Heartworm & How It Spreads
Heartworm is spread through the bite of an infected mosquito, which can pass a parasitic worm called dirofilaria immitis into a dog's bloodstream. heartworm is not contagious, and cannot be passed from one host dog to another, it is only through Mosquito bites that heartworm passes. Do not make the mistake of thinking that means the risk of heartworm is low; heartworm has been reported in all 50 states while being especially common between New Jersey and the Gulf of Mexico, as well as along the Mississippi River and its major tributaries.
If your pet is bitten by an infected mosquito, the worms will mature into adults, mate, and produce offspring while living inside your pet's heart, lungs, and blood vessels.
Signs of heartworm in Dogs
Signs of heartworm include coughing, difficulty breathing, fatigue, swollen abdomen, and weight loss. These signs will not present themselves until after the heartworm has progressed dangerously far however, there are unfortunately no obvious early signs of heartworms. Because dirofliaria immitis does not announce its arrival, the best tactic against heartworms is a strong prevention strategy to keep them from getting inside your canine companions at all.
Detecting Heartworms in an Infected Host
If your vet suspects a patient may be infected with heartworms, they will perform blood tests that can detect a protein released by the parasite in your dog's blood should they be suffering from the infection. These tests cannot detect heartworms for a minimum of the first 5 months following the time of infection, and thus preventing heartworm in dogs is important.
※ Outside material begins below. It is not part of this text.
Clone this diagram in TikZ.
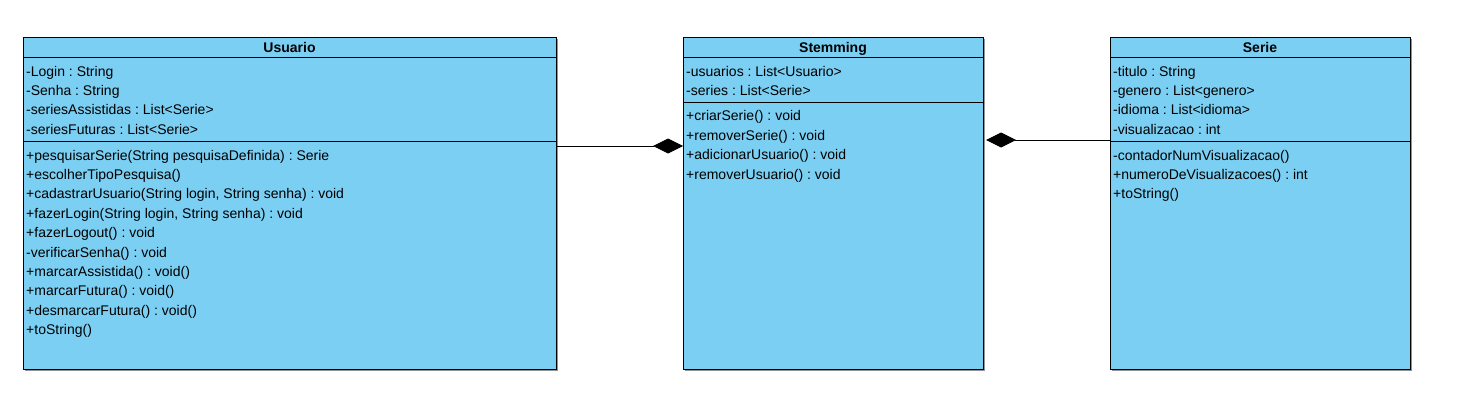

There are no detectable signs of heartworm in dogs, even for your vet, until the infection has progressed to a dangerous point several months following the initial mosquito bite.
Preventing Heartworm in Dogs
The team at Valencia Veterinary Center can assist you in making a preventative care plan for your dog, including vaccinations and monthly medication to prevent heartworms and other parasites.
In an abundance of caution, given the seriousness of the condition, we recommend an annual blood test to check for heartworm, even if your dog is already on preventative medication.
Heartworm prevention is safer, easier, and much more affordable than treating the progressed heartworm and may also protect your pet against other parasites such as whipworms, roundworms, and hookworms.
Treatment for Heartworm in Dogs
The team at Valencia Veterinary Center cannot stress enough that, when it comes to heartworm, prevention is vastly superior to treatment.
Nonetheless, should signs of heartworm present themselves in your dog, there are treatment options available. Your vet can help you choose which is right for your pet.
Melarsomine dihydrochloride is an arsenic-containing drug that is FDA-approved to kill adult heartworms. This drug is injected into the pet's back muscles to treat heartworms.
Topical FDA-approved solutions that are applied to your pet's skin, are also available to help to kill parasites in your pet's bloodstream.
Treatment for heartworm can cause serious complications for your pet's health and can be potentially toxic to the dog’s body, prevention of heartworm in dogs should be practiced so that these expensive and challenging treatments can be resorted to only in cases where there was no other option.